The Boy Who Drew Cats by Margaret Hodges, illustrated by Aki Sogabe. Have you noticed the abundance of cats on this book list? The parents of a young boy decide he is not cut out for farming and send him away to train as a priest. Although the boy studies hard, what he most loves to do is draw pictures of cats, so the priest sends him away to become an artist. The priest gives him a snippet of advice which the boy does not understand, but when he comes to an abandoned temple, the advice and his penchant for drawing cats has unexpected but happy consequences.
Momotaro and the Island of Ogres by Stephanie Wada, illustrated by Kano Naganobu. It's quite long for a picture book, but I love the hand scroll illustrations! There is a long note about the artist at the end of the book. Momotaro is an extraordinary boy, found when he was an infant inside a large peach. He grows up to be strong, kind and brave. He sets off on a journey to battle the ogres, but his good fortune and excellent character traits mean he does not have to vanquish them so much as turn them from their wicked ways.
The Crane Wife by Odds Bodkin, illustrated by Gennadii Spirinis. One stormy night a crane crashes to the ground and is nurtured by Osamu, a lonely sailmaker. Shortly thereafter, a mysterious and secretive young woman shows up his house. The pair are later married, but live in poverty until one day Yukiko begins to weave wondrous sails to sell. When the promise of more gold than he can imagine overcomes his reason he makes choices that have consequences he cannot escape.

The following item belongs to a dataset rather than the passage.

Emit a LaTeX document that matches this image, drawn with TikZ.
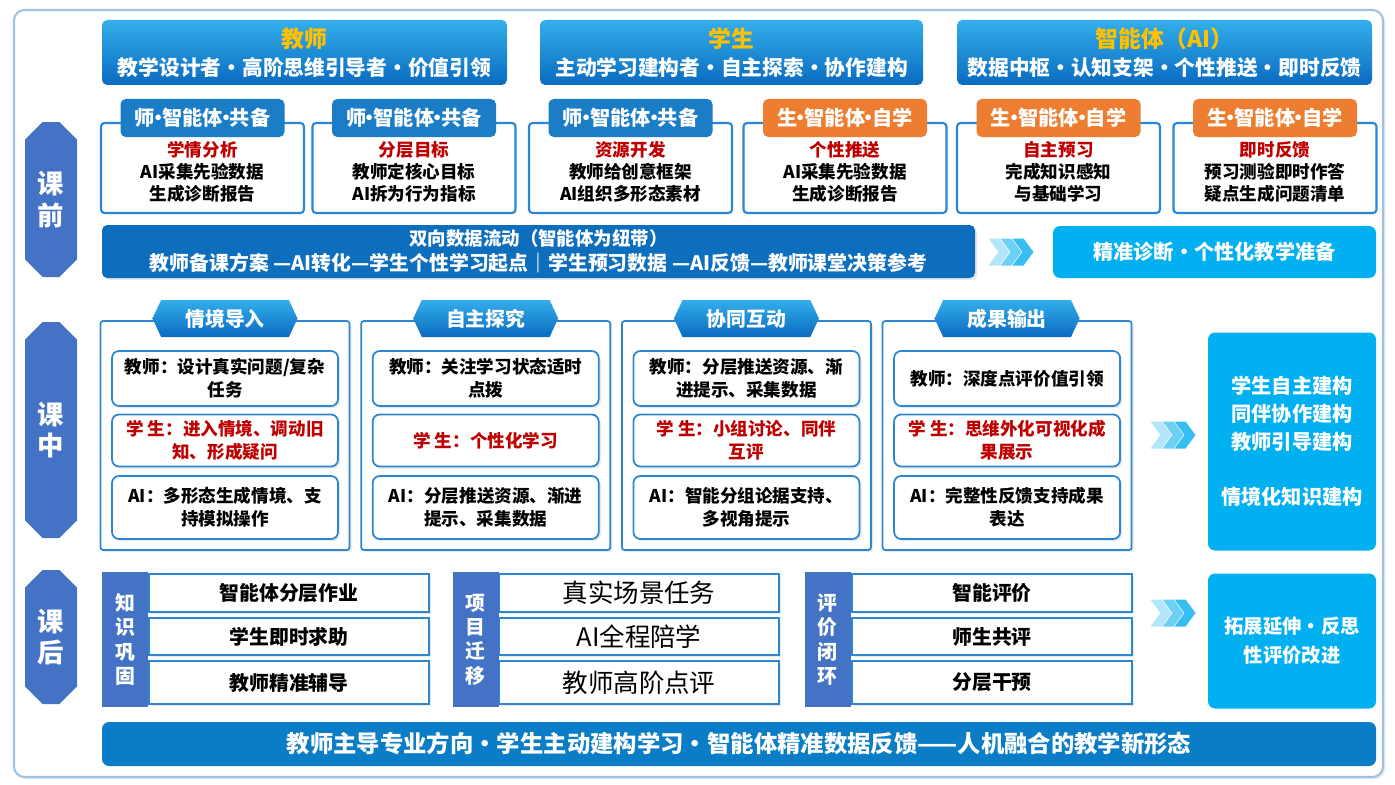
\documentclass[tikz,border=0pt]{standalone}
\usepackage{fontspec}
\setmainfont{Noto Sans CJK SC}
\usetikzlibrary{calc,positioning,shapes.misc,shapes.symbols,shadows}

\newcommand\pxl{0.02cm}
\newcommand\middot{\kern-.32em·\kern-.32em}
\definecolor{phaseblue}{HTML}{4472C4}
\definecolor{headtop}{HTML}{33AEEB}
\definecolor{headbot}{HTML}{0A6BC0}
\definecolor{tabblue}{HTML}{1A7DC6}
\definecolor{taborange}{HTML}{ED7D31}
\definecolor{boxline}{HTML}{2C87D3}
\definecolor{flowblue}{HTML}{0D6EBE}
\definecolor{barblue}{HTML}{0B7DC6}
\definecolor{cyanbox}{HTML}{00B0F0}
\definecolor{redtxt}{HTML}{C00000}
\definecolor{titleyel}{HTML}{FFC000}
\definecolor{framelight}{HTML}{9CC3E5}
\definecolor{chevA}{HTML}{B3E6FA}
\definecolor{chevB}{HTML}{6DD0F5}
\definecolor{chevC}{HTML}{36BEF2}

\tikzset{
  softshadow/.style={drop shadow={shadow xshift=1.2pt,shadow yshift=-1.2pt,opacity=0.18,fill=gray}},
  phase/.style={chamfered rectangle, chamfered rectangle sep=5pt, fill=phaseblue, text=white,
    minimum width=52*\pxl, inner sep=0pt, align=center, font=\bfseries\fontsize{15pt}{18pt}\selectfont},
  head/.style={rectangle, rounded corners=3pt, top color=headtop, bottom color=headbot, text=white,
    minimum height=65*\pxl, align=center, font=\bfseries\fontsize{11.8pt}{15.9pt}\selectfont},
  prebox/.style={draw=boxline, line width=1.2pt, rounded corners=2pt, fill=white,
    minimum width=203*\pxl, minimum height=90*\pxl},
  pretab/.style={rounded corners=3pt, text=white, minimum width=164*\pxl, minimum height=38*\pxl,
    inner sep=0pt, font=\bfseries\fontsize{11.5pt}{14pt}\selectfont},
  pretext/.style={align=center, inner sep=0pt, font=\bfseries\fontsize{10pt}{12.5pt}\selectfont},
  flowbar/.style={fill=flowblue, rounded corners=3pt, text=white, softshadow, align=center,
    minimum width=873*\pxl, minimum height=53*\pxl, inner sep=0pt,
    font=\bfseries\fontsize{10.5pt}{14.2pt}\selectfont},
  cyanbox/.style={fill=cyanbox, rounded corners=4pt, text=white, align=center, inner sep=0pt,
    minimum width=168*\pxl, font=\bfseries\fontsize{11.5pt}{15.9pt}\selectfont},
  panel/.style={draw=boxline, line width=1pt, fill=white, rounded corners=1.5pt, softshadow,
    minimum width=249*\pxl, minimum height=229*\pxl},
  hextab/.style={signal, signal to=east and west, signal pointer angle=130,
    top color=headtop, bottom color=headbot, text=white, inner sep=0pt,
    minimum width=145*\pxl, minimum height=37*\pxl, font=\bfseries\fontsize{11.3pt}{14pt}\selectfont},
  midbox/.style={draw=boxline, line width=1pt, fill=white, rounded corners=4pt, softshadow,
    minimum width=226*\pxl, align=center, inner sep=0pt, font=\bfseries\fontsize{10pt}{13pt}\selectfont},
  poststrip/.style={fill=phaseblue, text=white, minimum width=46*\pxl, minimum height=135*\pxl,
    inner sep=0pt, align=center, font=\bfseries\fontsize{11.3pt}{13.9pt}\selectfont},
  postitem/.style={draw=boxline, line width=1pt, fill=white, softshadow, inner sep=0pt},
  postbold/.style={font=\bfseries\fontsize{11.3pt}{14pt}\selectfont},
  postlight/.style={font=\fontsize{14.5pt}{17pt}\selectfont},
}

\begin{document}
\begin{tikzpicture}[x=0.02cm,y=-0.02cm]
  \useasboundingbox (0,0) rectangle (1395,784);

  \node [draw=framelight, line width=1.2pt, rounded corners=6pt, fill=white, softshadow,
    minimum width=1369*\pxl, minimum height=767*\pxl] at (698.5,393.5) (frame) {};

  % phases
  \foreach \y/\h/\txt [count=\n] in {199.5/155/{课\\前}, 430/216/{课\\中}, 637/134/{课\\后}}
    \node [phase, minimum height=\h*\pxl] at (51,\y) (phase_\n) {\txt};

  % roles
  \foreach \cx/\w/\ttl/\sub [count=\n] in {
    304.5/405/教师/{教学设计者·高阶思维引导者·价值引领},
    731.5/383/学生/{主动学习建构者·自主探索·协作建构},
    1164.5/415/{智能体（AI）}/{数据中枢·认知支架·个性推送·即时反馈}}
    \node [head, minimum width=\w*\pxl] at (\cx,52.5) (head_\n)
      {{\color{titleyel}\fontsize{13pt}{16pt}\selectfont\ttl}\\\sub};

  % before class
  \foreach \cx/\tabcol/\tabtxt/\ttl/\body [count=\n] in {
    202.5/tabblue/{师\middot 智能体\middot 共备}/学情分析/{AI采集先验数据\\生成诊断报告},
    414/tabblue/{师\middot 智能体\middot 共备}/分层目标/{教师定核心目标\\AI拆为行为指标},
    630.5/tabblue/{师\middot 智能体\middot 共备}/资源开发/{教师给创意框架\\AI组织多形态素材},
    845/taborange/{生\middot 智能体\middot 自学}/个性推送/{AI采集先验数据\\生成诊断报告},
    1058.5/taborange/{生\middot 智能体\middot 自学}/自主预习/{完成知识感知\\与基础学习},
    1275/taborange/{生\middot 智能体\middot 自学}/即时反馈/{预习测验即时作答\\疑点生成问题清单}}
  {
    \node [prebox] at (\cx,168) (pre_\n) {};
    \node [pretab, fill=\tabcol] at (\cx,118) (pre_tab_\n) {\tabtxt};
    \node [pretext] at (\cx,172) (pre_text_\n) {{\color{redtxt}\ttl}\\\body};
  }

  \node [flowbar] at (538.5,251.5) (flow)
    {双向数据流动（智能体为纽带）\\{\fontsize{11.3pt}{14.2pt}\selectfont 教师备课方案 —AI转化—学生个性学习起点｜学生预习数据 —AI反馈—教师课堂决策参考}};
  \node [cyanbox, minimum width=323*\pxl, minimum height=52*\pxl] at (1214.5,252) (pre_result)
    {精准诊断·个性化教学准备};

  % in class
  \foreach \tabtxt/\ta/\tb/\tc [count=\n] in {
    情境导入/{教师：设计真实问题/复杂\\任务}/{学 生：进入情境、调动旧\\知、形成疑问}/{AI：多形态生成情境、支\\持模拟操作},
    自主探究/{教师：关注学习状态适时\\点拨}/{学 生：个性化学习}/{AI：分层推送资源、渐进\\提示、采集数据},
    协同互动/{教师：分层推送资源、渐\\进提示、采集数据}/{学 生：小组讨论、同伴\\互评}/{AI：智能分组论据支持、\\多视角提示},
    成果输出/{教师：深度点评价值引领}/{学 生：思维外化可视化成\\果展示}/{AI：完整性反馈支持成果\\表达}}
  {
    \pgfmathsetmacro\cx{225+260.7*(\n-1)}
    \node [panel] at (\cx,435.5) (mid_\n) {};
    \node [hextab] at (\cx,318.5) (mid_tab_\n) {\tabtxt};
    \node [midbox, minimum height=55*\pxl] at (\cx,378.5) (mid_\n_t) {\ta};
    \node [midbox, minimum height=52*\pxl, text=redtxt] at (\cx,440.5) (mid_\n_s) {\tb};
    \node [midbox, minimum height=63*\pxl] at (\cx,507.5) (mid_\n_a) {\tc};
  }

  \node [cyanbox, minimum height=218*\pxl] at (1292,441.5) (mid_result)
    {学生自主建构\\同伴协作建构\\教师引导建构\\[27*\pxl]情境化知识建构};

  % after class
  \foreach \sx/\ix/\lbl/\ia/\ib/\ic/\ifont [count=\n] in {
    125/289/{知\\识\\巩\\固}/智能体分层作业/学生即时求助/教师精准辅导/postbold,
    475.5/639/{项\\目\\迁\\移}/真实场景任务/AI全程陪学/教师高阶点评/postlight,
    827.5/992/{评\\价\\闭\\环}/智能评价/师生共评/分层干预/postbold}
  {
    \node [postitem, \ifont, minimum width=280*\pxl, minimum height=38*\pxl] at (\ix,593) (post_\n_a) {\ia};
    \node [postitem, \ifont, minimum width=280*\pxl, minimum height=37*\pxl] at (\ix,636.5) (post_\n_b) {\ib};
    \node [postitem, \ifont, minimum width=280*\pxl, minimum height=43*\pxl] at (\ix,682.5) (post_\n_c) {\ic};
    \node [poststrip] at (\sx,639.5) (post_\n) {\lbl};
  }

  \node [cyanbox, minimum height=135*\pxl, font=\bfseries\fontsize{11pt}{16.4pt}\selectfont]
    at (1292,641) (post_result) {拓展延伸·反思\\性评价改进};

  \node [fill=barblue, rounded corners=4pt, text=white, minimum width=1274*\pxl, minimum height=44*\pxl,
    inner sep=0pt, font=\bfseries\fontsize{13.3pt}{16pt}\selectfont] at (739,744) (summary)
    {教师主导专业方向·学生主动建构学习·智能体精准数据反馈——人机融合的教学新形态};

  % chevrons
  \coordinate (chev_1) at (1011,252);
  \coordinate (chev_2) at (1173,435);
  \coordinate (chev_3) at (1173,613);
  \foreach \k in {1,2,3}
    \foreach \i/\c in {0/chevA,1/chevB,2/chevC}
      \fill [\c] ($(chev_\k)+(\i*12-22.5,-13.5)$) -- ++(11,0) -- ++(10,13.5) -- ++(-10,13.5)
        -- ++(-11,0) -- ++(10,-13.5) -- cycle;

\end{tikzpicture}
\end{document}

The Farmer and the Poor God by Ruth Wells, illustrated by Yoshi. A farmer and his family believe they are poor because of the poor god who lives in their attic (not because they are a little bit lazy). The only way they believe they can escape poverty is to move. The god overhears them and decides to go with them, and the family realizes they may not be able to lose their unlucky companion after all. Instead, they start to sell the sandals that the poor god had made for the abandoned journey and realize the value both of work, and the god that lives in their attic.